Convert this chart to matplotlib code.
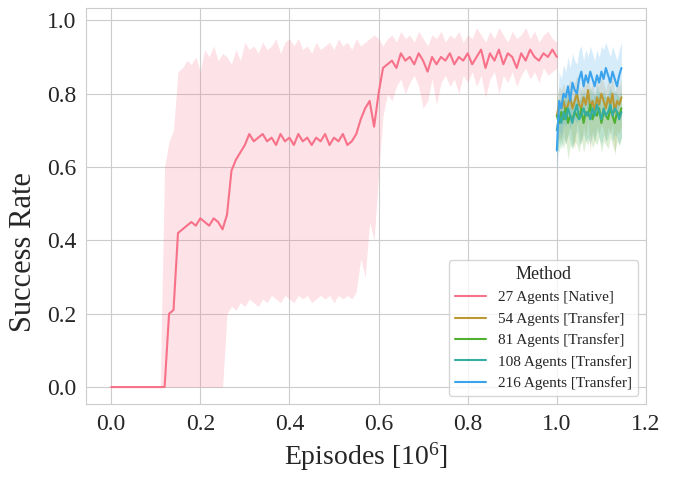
import numpy as np
import matplotlib
matplotlib.use('Agg')
import matplotlib.pyplot as plt
import seaborn as sns

# native training run (27 agents), sampled every 0.01 x 10^6 episodes
x_native = np.linspace(0.0, 1.0, 101)
mean_native = [
    0.00, 0.00, 0.00, 0.00, 0.00, 0.00, 0.00, 0.00, 0.00, 0.00,
    0.00, 0.00, 0.00, 0.20, 0.21, 0.42, 0.43, 0.44, 0.45, 0.44,
    0.46, 0.45, 0.44, 0.46, 0.45, 0.43, 0.47, 0.59, 0.62, 0.64,
    0.66, 0.69, 0.67, 0.68, 0.69, 0.67, 0.68, 0.66, 0.69, 0.67,
    0.68, 0.66, 0.69, 0.67, 0.68, 0.66, 0.68, 0.67, 0.69, 0.66,
    0.68, 0.67, 0.69, 0.66, 0.67, 0.69, 0.73, 0.76, 0.78, 0.71,
    0.80, 0.87, 0.88, 0.89, 0.87, 0.91, 0.89, 0.90, 0.88, 0.91,
    0.89, 0.86, 0.90, 0.88, 0.90, 0.89, 0.91, 0.88, 0.90, 0.89,
    0.91, 0.88, 0.90, 0.92, 0.87, 0.91, 0.89, 0.92, 0.88, 0.91,
    0.90, 0.87, 0.91, 0.89, 0.92, 0.90, 0.89, 0.91, 0.90, 0.92,
    0.90]
upper_native = [
    0.00, 0.00, 0.00, 0.00, 0.00, 0.00, 0.00, 0.00, 0.00, 0.00,
    0.00, 0.00, 0.60, 0.67, 0.70, 0.86, 0.87, 0.89, 0.88, 0.90,
    0.86, 0.92, 0.90, 0.93, 0.89, 0.91, 0.90, 0.88, 0.92, 0.89,
    0.94, 0.92, 0.93, 0.91, 0.94, 0.92, 0.93, 0.95, 0.91, 0.94,
    0.95, 0.93, 0.95, 0.92, 0.93, 0.91, 0.94, 0.92, 0.93, 0.94,
    0.92, 0.95, 0.93, 0.94, 0.92, 0.95, 0.93, 0.94, 0.95, 0.96,
    0.95, 0.93, 0.95, 0.96, 0.94, 0.97, 0.95, 0.96, 0.94, 0.97,
    0.95, 0.93, 0.96, 0.95, 0.97, 0.94, 0.96, 0.95, 0.97, 0.94,
    0.96, 0.95, 0.98, 0.96, 0.94, 0.97, 0.95, 0.98, 0.96, 0.94,
    0.97, 0.95, 0.96, 0.98, 0.95, 0.97, 0.94, 0.96, 0.97, 0.95,
    0.94]
lower_native = [
    0.00, 0.00, 0.00, 0.00, 0.00, 0.00, 0.00, 0.00, 0.00, 0.00,
    0.00, 0.00, 0.00, 0.00, 0.00, 0.00, 0.00, 0.00, 0.00, 0.00,
    0.00, 0.00, 0.00, 0.00, 0.00, 0.00, 0.20, 0.22, 0.21, 0.23,
    0.22, 0.24, 0.23, 0.22, 0.24, 0.23, 0.25, 0.24, 0.23, 0.25,
    0.24, 0.23, 0.25, 0.24, 0.25, 0.23, 0.24, 0.25, 0.24, 0.25,
    0.23, 0.25, 0.24, 0.25, 0.24, 0.26, 0.35, 0.30, 0.45, 0.40,
    0.58, 0.74, 0.80, 0.78, 0.82, 0.84, 0.80, 0.83, 0.85, 0.82,
    0.76, 0.78, 0.84, 0.77, 0.83, 0.85, 0.82, 0.84, 0.80, 0.85,
    0.83, 0.86, 0.82, 0.85, 0.79, 0.84, 0.86, 0.80, 0.85, 0.83,
    0.86, 0.82, 0.85, 0.87, 0.84, 0.86, 0.83, 0.87, 0.85, 0.86,
    0.87]

# transfer runs, sampled every 0.005 x 10^6 episodes from 1.0
x_transfer = np.linspace(1.0, 1.145, 30)
mean_54 = [0.74, 0.77, 0.76, 0.78, 0.75, 0.77, 0.79, 0.76, 0.78, 0.80,
           0.77, 0.76, 0.79, 0.77, 0.81, 0.76, 0.78, 0.75, 0.79, 0.77,
           0.80, 0.78, 0.76, 0.79, 0.77, 0.80, 0.75, 0.78, 0.77, 0.79]
upper_54 = [0.79, 0.82, 0.81, 0.83, 0.80, 0.82, 0.84, 0.81, 0.83, 0.85,
            0.82, 0.81, 0.84, 0.82, 0.86, 0.81, 0.83, 0.80, 0.84, 0.82,
            0.85, 0.83, 0.81, 0.84, 0.82, 0.85, 0.80, 0.83, 0.82, 0.84]
lower_54 = [0.66, 0.68, 0.67, 0.70, 0.66, 0.69, 0.71, 0.67, 0.65, 0.72,
            0.69, 0.66, 0.71, 0.68, 0.73, 0.64, 0.70, 0.67, 0.71, 0.69,
            0.72, 0.70, 0.67, 0.71, 0.69, 0.72, 0.63, 0.70, 0.69, 0.71]

mean_81 = [0.74, 0.72, 0.75, 0.73, 0.76, 0.72, 0.74, 0.73, 0.75, 0.74,
           0.73, 0.76, 0.72, 0.75, 0.74, 0.77, 0.73, 0.75, 0.74, 0.76,
           0.72, 0.75, 0.74, 0.73, 0.76, 0.74, 0.72, 0.75, 0.74, 0.76]
upper_81 = [0.79, 0.77, 0.80, 0.78, 0.81, 0.77, 0.79, 0.78, 0.80, 0.79,
            0.78, 0.81, 0.77, 0.80, 0.79, 0.82, 0.78, 0.80, 0.79, 0.81,
            0.77, 0.80, 0.79, 0.78, 0.81, 0.79, 0.77, 0.80, 0.79, 0.81]
lower_81 = [0.66, 0.64, 0.67, 0.65, 0.68, 0.62, 0.66, 0.65, 0.67, 0.66,
            0.64, 0.68, 0.64, 0.67, 0.66, 0.69, 0.65, 0.67, 0.66, 0.68,
            0.64, 0.67, 0.66, 0.65, 0.68, 0.66, 0.64, 0.67, 0.66, 0.68]

mean_108 = [0.70, 0.74, 0.72, 0.75, 0.73, 0.76, 0.74, 0.72, 0.75, 0.77,
            0.73, 0.74, 0.76, 0.74, 0.75, 0.73, 0.76, 0.74, 0.77, 0.75,
            0.73, 0.76, 0.74, 0.75, 0.77, 0.74, 0.76, 0.75, 0.73, 0.75]
upper_108 = [0.75, 0.79, 0.77, 0.80, 0.78, 0.81, 0.79, 0.77, 0.80, 0.82,
             0.78, 0.79, 0.81, 0.79, 0.80, 0.78, 0.81, 0.79, 0.82, 0.80,
             0.78, 0.81, 0.79, 0.80, 0.82, 0.79, 0.81, 0.80, 0.78, 0.80]
lower_108 = [0.62, 0.67, 0.65, 0.68, 0.66, 0.69, 0.67, 0.65, 0.68, 0.70,
             0.66, 0.67, 0.69, 0.67, 0.68, 0.66, 0.69, 0.67, 0.70, 0.68,
             0.66, 0.69, 0.67, 0.68, 0.70, 0.67, 0.69, 0.68, 0.66, 0.68]

mean_216 = [0.645, 0.78, 0.76, 0.80, 0.79, 0.82, 0.78, 0.83, 0.81, 0.80,
            0.84, 0.86, 0.82, 0.85, 0.83, 0.86, 0.84, 0.82, 0.85, 0.83,
            0.86, 0.84, 0.87, 0.85, 0.83, 0.86, 0.84, 0.82, 0.85, 0.87]
upper_216 = [0.72, 0.86, 0.84, 0.88, 0.86, 0.90, 0.87, 0.91, 0.89, 0.88,
             0.92, 0.93, 0.89, 0.92, 0.90, 0.93, 0.91, 0.89, 0.92, 0.90,
             0.93, 0.92, 0.94, 0.92, 0.90, 0.93, 0.91, 0.89, 0.92, 0.94]
lower_216 = [0.57, 0.70, 0.68, 0.72, 0.71, 0.74, 0.70, 0.75, 0.73, 0.72,
             0.76, 0.78, 0.74, 0.77, 0.75, 0.78, 0.76, 0.74, 0.77, 0.75,
             0.78, 0.76, 0.79, 0.77, 0.75, 0.78, 0.76, 0.74, 0.77, 0.80]

labels = ['27 Agents [Native]', '54 Agents [Transfer]', '81 Agents [Transfer]',
          '108 Agents [Transfer]', '216 Agents [Transfer]']

sns.set_style('whitegrid')
plt.rcParams['font.family'] = ['Liberation Serif', 'DejaVu Serif']
plt.rcParams['mathtext.fontset'] = 'custom'
plt.rcParams['mathtext.rm'] = 'Liberation Serif'
plt.rcParams['mathtext.it'] = 'Liberation Serif:italic'

colors = sns.color_palette('husl', 6)

fig, ax = plt.subplots(figsize=(6.75, 4.82), dpi=100)
fig.subplots_adjust(left=0.127, right=0.957, bottom=0.162, top=0.983)

series = [
    (x_native, mean_native, lower_native, upper_native),
    (x_transfer, mean_54, lower_54, upper_54),
    (x_transfer, mean_81, lower_81, upper_81),
    (x_transfer, mean_108, lower_108, upper_108),
    (x_transfer, mean_216, lower_216, upper_216),
]
for i, (xs, m, lo, hi) in enumerate(series):
    ax.fill_between(xs, lo, hi, color=colors[i], alpha=0.2, linewidth=0)
    ax.plot(xs, m, color=colors[i], linewidth=1.5, label=labels[i])

ax.set_xlim(-0.057, 1.2)
ax.set_ylim(-0.046, 1.033)
ax.set_xticks([0.0, 0.2, 0.4, 0.6, 0.8, 1.0, 1.2])
ax.set_yticks([0.0, 0.2, 0.4, 0.6, 0.8, 1.0])
ax.tick_params(labelsize=17)
ax.set_xlabel(r'Episodes [$10^6$]', fontsize=20)
ax.set_ylabel('Success Rate', fontsize=22)
ax.yaxis.set_label_coords(-0.086, 0.385)

leg = ax.legend(title='Method', loc='lower right', fontsize=11, title_fontsize=13)

fig.savefig('out.png', dpi=100)
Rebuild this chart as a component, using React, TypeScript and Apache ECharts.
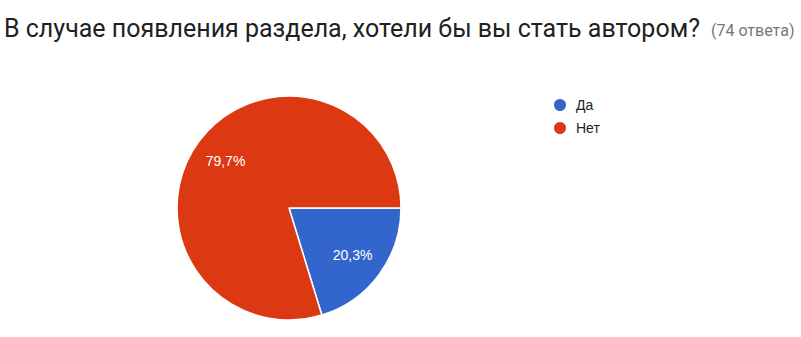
import React, { useEffect, useRef } from "react";
import * as echarts from "echarts";

const titleText = "В случае появления раздела, хотели бы вы стать автором?";
const countText = "(74 ответа)";
const categories = ["Да", "Нет"];
const values = [15, 59];
const colors = ["#3366CC", "#DC3912"];

export default function App() {
  const ref = useRef<HTMLDivElement>(null);
  useEffect(() => {
    document.body.style.margin = "0";
    const chart = echarts.init(ref.current!, null, { renderer: "svg" });
    const total = values.reduce((a, b) => a + b, 0);
    const data = categories.map((name, i) => ({
      name,
      value: values[i],
      itemStyle: { color: colors[i] },
    }));
    chart.setOption({
      animation: false,
      backgroundColor: "#ffffff",
      title: {
        left: -1,
        top: 11,
        text: `{a|${titleText}}{b|${countText}}`,
        textStyle: {
          rich: {
            a: { fontFamily: "Roboto", fontSize: 25, color: "#212121", fontWeight: "normal" },
            b: { fontFamily: "Roboto", fontSize: 16, color: "#757575", fontWeight: "normal", padding: [3, 0, 0, 11] },
          },
        },
      },
      legend: {
        orient: "vertical",
        left: 547,
        top: 92,
        icon: "circle",
        itemWidth: 14,
        itemHeight: 14,
        itemGap: 7,
        data: categories.map((name, i) => ({ name, itemStyle: { color: colors[i] } })),
        textStyle: { fontFamily: "Arial, Liberation Sans", fontSize: 14, color: "#222222", padding: [0, 0, 0, 4], lineHeight: 14 },
      },
      series: [
        {
          type: "pie",
          center: [289, 208],
          radius: [0, 112],
          startAngle: 0,
          clockwise: true,
          silent: true,
          label: { show: false },
          labelLine: { show: false },
          itemStyle: { borderColor: "#ffffff", borderWidth: 1.5 },
          data,
        },
        {
          type: "pie",
          center: [289, 208],
          radius: [40, 112],
          startAngle: 0,
          clockwise: true,
          silent: true,
          itemStyle: { color: "transparent", borderWidth: 0 },
          label: {
            show: true,
            position: "inside",
            color: "#ffffff",
            fontFamily: "Arial, Liberation Sans",
            fontSize: 14,
            formatter: (p: any) => ((p.value / total) * 100).toFixed(1).replace(".", ",") + "%",
          },
          labelLine: { show: false },
          data: categories.map((name, i) => ({ name, value: values[i] })),
        },
      ],
    });
    return () => chart.dispose();
  }, []);
  return <div ref={ref} style={{ width: 801, height: 337 }} />;
}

========================================

Transcribe the opening line of the listing above, please, and every line after it through the line with "import seaborn as sns", word for word, without pictures.

Response to the task
Convert this chart to matplotlib code.
import numpy as np
import matplotlib
matplotlib.use('Agg')
import matplotlib.pyplot as plt
import seaborn as sns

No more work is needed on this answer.